- [COLLECTED MATERIAL]:
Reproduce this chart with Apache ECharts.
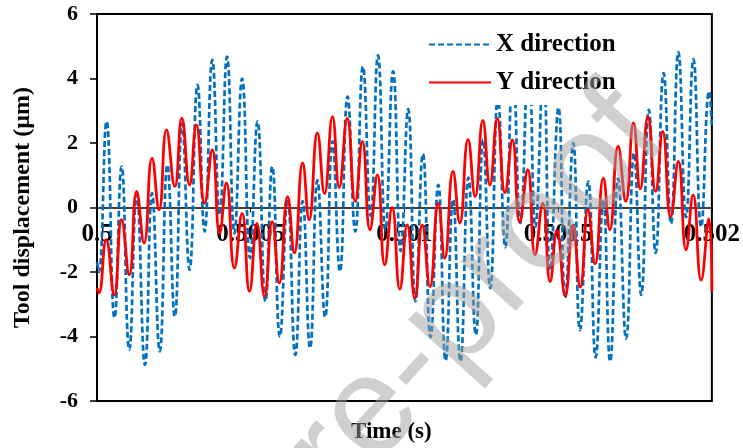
<!DOCTYPE html>
<html>
<head>
<meta charset="utf-8">
<script src="https://cdn.jsdelivr.net/npm/echarts@6/dist/echarts.min.js"></script>
<style>
  html, body { margin: 0; padding: 0; background: #fff; }
  #chart { width: 743px; height: 448px; }
</style>
</head>
<body>
<div id="chart"></div>
<script>
// X direction: peaks and troughs (time s, displacement um)
var xTime = [0.500000, 0.500006, 0.500031, 0.500057, 0.500080, 0.500105, 0.500129, 0.500156,
  0.500179, 0.500204, 0.500229, 0.500253, 0.500277, 0.500301, 0.500327, 0.500350,
  0.500375, 0.500399, 0.500423, 0.500447, 0.500472, 0.500498, 0.500522, 0.500548,
  0.500570, 0.500595, 0.500620, 0.500645, 0.500669, 0.500693, 0.500717, 0.500742,
  0.500766, 0.500790, 0.500815, 0.500840, 0.500865, 0.500890, 0.500914, 0.500938,
  0.500963, 0.500988, 0.501012, 0.501036, 0.501060, 0.501085, 0.501110, 0.501134,
  0.501158, 0.501182, 0.501208, 0.501232, 0.501256, 0.501279, 0.501304, 0.501328,
  0.501353, 0.501377, 0.501404, 0.501426, 0.501452, 0.501474, 0.501501, 0.501523,
  0.501549, 0.501571, 0.501598, 0.501622, 0.501647, 0.501669, 0.501695, 0.501721,
  0.501747, 0.501770, 0.501795, 0.501817, 0.501843, 0.501867, 0.501891, 0.501916,
  0.501940, 0.501965, 0.501991, 0.502000];
var xDisp = [-1.7, -2.0, 2.67, -3.42, 1.27, -4.41, 0.40, -4.88,
  0.45, -4.46, 1.32, -3.38, 2.6, -1.93, 3.8, -0.74,
  4.58, -0.23, 4.68, -0.8, 4.0, -1.57, 2.67, -2.91,
  1.27, -4.0, 0.25, -4.57, 0.2, -4.36, 0.84, -3.4,
  2.05, -1.98, 3.44, -0.74, 4.37, -0.25, 4.72, -0.7,
  4.22, -1.35, 3.05, -2.91, 1.66, -4.02, 0.7, -4.75,
  0.25, -4.77, 0.93, -3.95, 2.1, -2.5, 3.4, -1.23,
  4.35, -0.48, 4.7, -0.6, 4.25, -1.93, 3.1, -2.8,
  2.0, -3.8, 0.8, -4.65, 0.25, -4.77, 0.9, -4.07,
  1.69, -2.71, 3.03, -1.41, 4.17, -0.5, 4.82, -0.3,
  4.6, -0.6, 3.6, 2.5];

// Y direction
var yTime = [0.500000, 0.500006, 0.500030, 0.500056, 0.500080, 0.500105, 0.500129, 0.500153,
  0.500179, 0.500202, 0.500226, 0.500253, 0.500276, 0.500301, 0.500323, 0.500350,
  0.500375, 0.500399, 0.500421, 0.500447, 0.500472, 0.500496, 0.500520, 0.500545,
  0.500570, 0.500593, 0.500620, 0.500642, 0.500669, 0.500690, 0.500717, 0.500740,
  0.500766, 0.500788, 0.500814, 0.500840, 0.500863, 0.500888, 0.500912, 0.500936,
  0.500960, 0.500985, 0.501009, 0.501034, 0.501058, 0.501083, 0.501110, 0.501131,
  0.501158, 0.501180, 0.501207, 0.501230, 0.501255, 0.501278, 0.501302, 0.501327,
  0.501351, 0.501375, 0.501401, 0.501425, 0.501450, 0.501474, 0.501496, 0.501523,
  0.501548, 0.501572, 0.501597, 0.501620, 0.501647, 0.501668, 0.501695, 0.501720,
  0.501745, 0.501767, 0.501792, 0.501817, 0.501840, 0.501866, 0.501891, 0.501916,
  0.501939, 0.501965, 0.501990, 0.502000];
var yDisp = [-2.5, -2.65, -1.0, -2.71, -0.38, -2.09, 0.5, -1.1,
  1.53, -0.07, 2.41, 0.65, 2.77, 0.7, 2.56, 0.13,
  1.79, -0.8, 0.76, -1.88, -0.18, -2.6, -0.49, -2.76,
  -0.44, -2.34, 0.34, -1.41, 1.38, -0.38, 2.31, 0.43,
  2.82, 0.62, 2.76, 0.19, 2.05, -0.69, 1.01, -1.78,
  0.0, -2.53, -0.54, -2.81, -0.54, -2.46, 0.13, -1.57,
  1.12, -0.48, 2.11, 0.34, 2.7, 0.7, 2.76, 0.46,
  2.1, -0.45, 1.17, -1.47, 0.13, -2.3, -0.7, -2.74,
  -0.54, -2.47, -0.07, -1.75, 0.91, -0.69, 1.9, 0.19,
  2.62, 0.58, 2.81, 0.5, 2.36, -0.28, 1.43, -1.31,
  0.39, -2.25, -0.35, -2.6];

var xTicks = [0.5, 0.5005, 0.501, 0.5015, 0.502];

function pairs(t, v) {
  var out = [];
  for (var i = 0; i < t.length; i++) out.push([t[i], v[i]]);
  return out;
}

var serif = '"Liberation Serif", "Times New Roman", serif';
var chart = echarts.init(document.getElementById('chart'));

var option = {
  animation: false,
  grid: {
    left: 97, right: 29, top: 14, bottom: 47,
    show: true, borderColor: '#000', borderWidth: 2, backgroundColor: 'transparent'
  },
  legend: {
    orient: 'vertical',
    left: 422, top: 22,
    padding: [10, 8, 10, 6],
    itemWidth: 62, itemHeight: 14, itemGap: 13,
    backgroundColor: '#fff',
    itemStyle: { opacity: 0 },
    textStyle: { fontFamily: serif, fontWeight: 'bold', fontSize: 25, color: '#000' },
    data: ['X direction', 'Y direction']
  },
  xAxis: {
    type: 'value',
    min: 0.5, max: 0.502, interval: 0.0005,
    // the axis sits on y = 0 (middle of the grid)
    offset: -193.5,
    axisLine: { onZero: false, lineStyle: { color: '#000', width: 1.5 } },
    axisTick: { show: true, length: 5, lineStyle: { color: '#000' } },
    splitLine: { show: false },
    axisLabel: {
      margin: 15,
      color: '#000', fontFamily: serif, fontWeight: 'bold', fontSize: 25,
      customValues: xTicks,
      formatter: function (v) { return String(parseFloat(v.toFixed(4))); }
    }
  },
  yAxis: {
    type: 'value',
    min: -6, max: 6, interval: 2,
    name: 'Tool displacement (\u00b5m)',
    nameLocation: 'middle', nameGap: 62,
    nameTextStyle: { fontFamily: serif, fontWeight: 'bold', fontSize: 24, color: '#000' },
    axisLine: { show: true, lineStyle: { color: '#000', width: 2 } },
    axisTick: { show: true, length: 7, lineStyle: { color: '#000', width: 1.5 } },
    splitLine: { show: false },
    axisLabel: { margin: 19, color: '#000', fontFamily: serif, fontWeight: 'bold', fontSize: 22 }
  },
  graphic: [
    {
      type: 'text', left: 351, top: 421,
      style: { text: 'Time (s)', fill: '#000', font: 'bold 23px ' + serif }
    },
    {
      type: 'text', x: 280, y: 515, rotation: 48 * Math.PI / 180, z: 100, silent: true,
      style: {
        text: 'Journal Pre-proof', fill: 'rgba(160,160,160,0.5)',
        font: '140px "Liberation Sans", Arial, sans-serif',
        textAlign: 'center', textVerticalAlign: 'middle'
      }
    }
  ],
  series: [
    {
      name: 'X direction', type: 'line', smooth: 0.5, symbol: 'none',
      lineStyle: { color: '#0070C0', width: 2.7, type: [6, 3] },
      itemStyle: { color: '#0070C0' },
      data: pairs(xTime, xDisp)
    },
    {
      name: 'Y direction', type: 'line', smooth: 0.5, symbol: 'none',
      lineStyle: { color: '#FF0000', width: 2.8 },
      itemStyle: { color: '#FF0000' },
      data: pairs(yTime, yDisp)
    }
  ]
};
chart.setOption(option);
</script>
</body>
</html>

- [EXERCISE REQUIREMENTS]: Copy the listing over exactly, skipping the pictures it holds.

- [THE RESULT]:
Reproduce this chart with Apache ECharts.
<!DOCTYPE html>
<html>
<head>
<meta charset="utf-8">
<script src="https://cdn.jsdelivr.net/npm/echarts@6/dist/echarts.min.js"></script>
<style>
  html, body { margin: 0; padding: 0; background: #fff; }
  #chart { width: 743px; height: 448px; }
</style>
</head>
<body>
<div id="chart"></div>
<script>
// X direction: peaks and troughs (time s, displacement um)
var xTime = [0.500000, 0.500006, 0.500031, 0.500057, 0.500080, 0.500105, 0.500129, 0.500156,
  0.500179, 0.500204, 0.500229, 0.500253, 0.500277, 0.500301, 0.500327, 0.500350,
  0.500375, 0.500399, 0.500423, 0.500447, 0.500472, 0.500498, 0.500522, 0.500548,
  0.500570, 0.500595, 0.500620, 0.500645, 0.500669, 0.500693, 0.500717, 0.500742,
  0.500766, 0.500790, 0.500815, 0.500840, 0.500865, 0.500890, 0.500914, 0.500938,
  0.500963, 0.500988, 0.501012, 0.501036, 0.501060, 0.501085, 0.501110, 0.501134,
  0.501158, 0.501182, 0.501208, 0.501232, 0.501256, 0.501279, 0.501304, 0.501328,
  0.501353, 0.501377, 0.501404, 0.501426, 0.501452, 0.501474, 0.501501, 0.501523,
  0.501549, 0.501571, 0.501598, 0.501622, 0.501647, 0.501669, 0.501695, 0.501721,
  0.501747, 0.501770, 0.501795, 0.501817, 0.501843, 0.501867, 0.501891, 0.501916,
  0.501940, 0.501965, 0.501991, 0.502000];
var xDisp = [-1.7, -2.0, 2.67, -3.42, 1.27, -4.41, 0.40, -4.88,
  0.45, -4.46, 1.32, -3.38, 2.6, -1.93, 3.8, -0.74,
  4.58, -0.23, 4.68, -0.8, 4.0, -1.57, 2.67, -2.91,
  1.27, -4.0, 0.25, -4.57, 0.2, -4.36, 0.84, -3.4,
  2.05, -1.98, 3.44, -0.74, 4.37, -0.25, 4.72, -0.7,
  4.22, -1.35, 3.05, -2.91, 1.66, -4.02, 0.7, -4.75,
  0.25, -4.77, 0.93, -3.95, 2.1, -2.5, 3.4, -1.23,
  4.35, -0.48, 4.7, -0.6, 4.25, -1.93, 3.1, -2.8,
  2.0, -3.8, 0.8, -4.65, 0.25, -4.77, 0.9, -4.07,
  1.69, -2.71, 3.03, -1.41, 4.17, -0.5, 4.82, -0.3,
  4.6, -0.6, 3.6, 2.5];

// Y direction
var yTime = [0.500000, 0.500006, 0.500030, 0.500056, 0.500080, 0.500105, 0.500129, 0.500153,
  0.500179, 0.500202, 0.500226, 0.500253, 0.500276, 0.500301, 0.500323, 0.500350,
  0.500375, 0.500399, 0.500421, 0.500447, 0.500472, 0.500496, 0.500520, 0.500545,
  0.500570, 0.500593, 0.500620, 0.500642, 0.500669, 0.500690, 0.500717, 0.500740,
  0.500766, 0.500788, 0.500814, 0.500840, 0.500863, 0.500888, 0.500912, 0.500936,
  0.500960, 0.500985, 0.501009, 0.501034, 0.501058, 0.501083, 0.501110, 0.501131,
  0.501158, 0.501180, 0.501207, 0.501230, 0.501255, 0.501278, 0.501302, 0.501327,
  0.501351, 0.501375, 0.501401, 0.501425, 0.501450, 0.501474, 0.501496, 0.501523,
  0.501548, 0.501572, 0.501597, 0.501620, 0.501647, 0.501668, 0.501695, 0.501720,
  0.501745, 0.501767, 0.501792, 0.501817, 0.501840, 0.501866, 0.501891, 0.501916,
  0.501939, 0.501965, 0.501990, 0.502000];
var yDisp = [-2.5, -2.65, -1.0, -2.71, -0.38, -2.09, 0.5, -1.1,
  1.53, -0.07, 2.41, 0.65, 2.77, 0.7, 2.56, 0.13,
  1.79, -0.8, 0.76, -1.88, -0.18, -2.6, -0.49, -2.76,
  -0.44, -2.34, 0.34, -1.41, 1.38, -0.38, 2.31, 0.43,
  2.82, 0.62, 2.76, 0.19, 2.05, -0.69, 1.01, -1.78,
  0.0, -2.53, -0.54, -2.81, -0.54, -2.46, 0.13, -1.57,
  1.12, -0.48, 2.11, 0.34, 2.7, 0.7, 2.76, 0.46,
  2.1, -0.45, 1.17, -1.47, 0.13, -2.3, -0.7, -2.74,
  -0.54, -2.47, -0.07, -1.75, 0.91, -0.69, 1.9, 0.19,
  2.62, 0.58, 2.81, 0.5, 2.36, -0.28, 1.43, -1.31,
  0.39, -2.25, -0.35, -2.6];

var xTicks = [0.5, 0.5005, 0.501, 0.5015, 0.502];

function pairs(t, v) {
  var out = [];
  for (var i = 0; i < t.length; i++) out.push([t[i], v[i]]);
  return out;
}

var serif = '"Liberation Serif", "Times New Roman", serif';
var chart = echarts.init(document.getElementById('chart'));

var option = {
  animation: false,
  grid: {
    left: 97, right: 29, top: 14, bottom: 47,
    show: true, borderColor: '#000', borderWidth: 2, backgroundColor: 'transparent'
  },
  legend: {
    orient: 'vertical',
    left: 422, top: 22,
    padding: [10, 8, 10, 6],
    itemWidth: 62, itemHeight: 14, itemGap: 13,
    backgroundColor: '#fff',
    itemStyle: { opacity: 0 },
    textStyle: { fontFamily: serif, fontWeight: 'bold', fontSize: 25, color: '#000' },
    data: ['X direction', 'Y direction']
  },
  xAxis: {
    type: 'value',
    min: 0.5, max: 0.502, interval: 0.0005,
    // the axis sits on y = 0 (middle of the grid)
    offset: -193.5,
    axisLine: { onZero: false, lineStyle: { color: '#000', width: 1.5 } },
    axisTick: { show: true, length: 5, lineStyle: { color: '#000' } },
    splitLine: { show: false },
    axisLabel: {
      margin: 15,
      color: '#000', fontFamily: serif, fontWeight: 'bold', fontSize: 25,
      customValues: xTicks,
      formatter: function (v) { return String(parseFloat(v.toFixed(4))); }
    }
  },
  yAxis: {
    type: 'value',
    min: -6, max: 6, interval: 2,
    name: 'Tool displacement (\u00b5m)',
    nameLocation: 'middle', nameGap: 62,
    nameTextStyle: { fontFamily: serif, fontWeight: 'bold', fontSize: 24, color: '#000' },
    axisLine: { show: true, lineStyle: { color: '#000', width: 2 } },
    axisTick: { show: true, length: 7, lineStyle: { color: '#000', width: 1.5 } },
    splitLine: { show: false },
    axisLabel: { margin: 19, color: '#000', fontFamily: serif, fontWeight: 'bold', fontSize: 22 }
  },
  graphic: [
    {
      type: 'text', left: 351, top: 421,
      style: { text: 'Time (s)', fill: '#000', font: 'bold 23px ' + serif }
    },
    {
      type: 'text', x: 280, y: 515, rotation: 48 * Math.PI / 180, z: 100, silent: true,
      style: {
        text: 'Journal Pre-proof', fill: 'rgba(160,160,160,0.5)',
        font: '140px "Liberation Sans", Arial, sans-serif',
        textAlign: 'center', textVerticalAlign: 'middle'
      }
    }
  ],
  series: [
    {
      name: 'X direction', type: 'line', smooth: 0.5, symbol: 'none',
      lineStyle: { color: '#0070C0', width: 2.7, type: [6, 3] },
      itemStyle: { color: '#0070C0' },
      data: pairs(xTime, xDisp)
    },
    {
      name: 'Y direction', type: 'line', smooth: 0.5, symbol: 'none',
      lineStyle: { color: '#FF0000', width: 2.8 },
      itemStyle: { color: '#FF0000' },
      data: pairs(yTime, yDisp)
    }
  ]
};
chart.setOption(option);
</script>
</body>
</html>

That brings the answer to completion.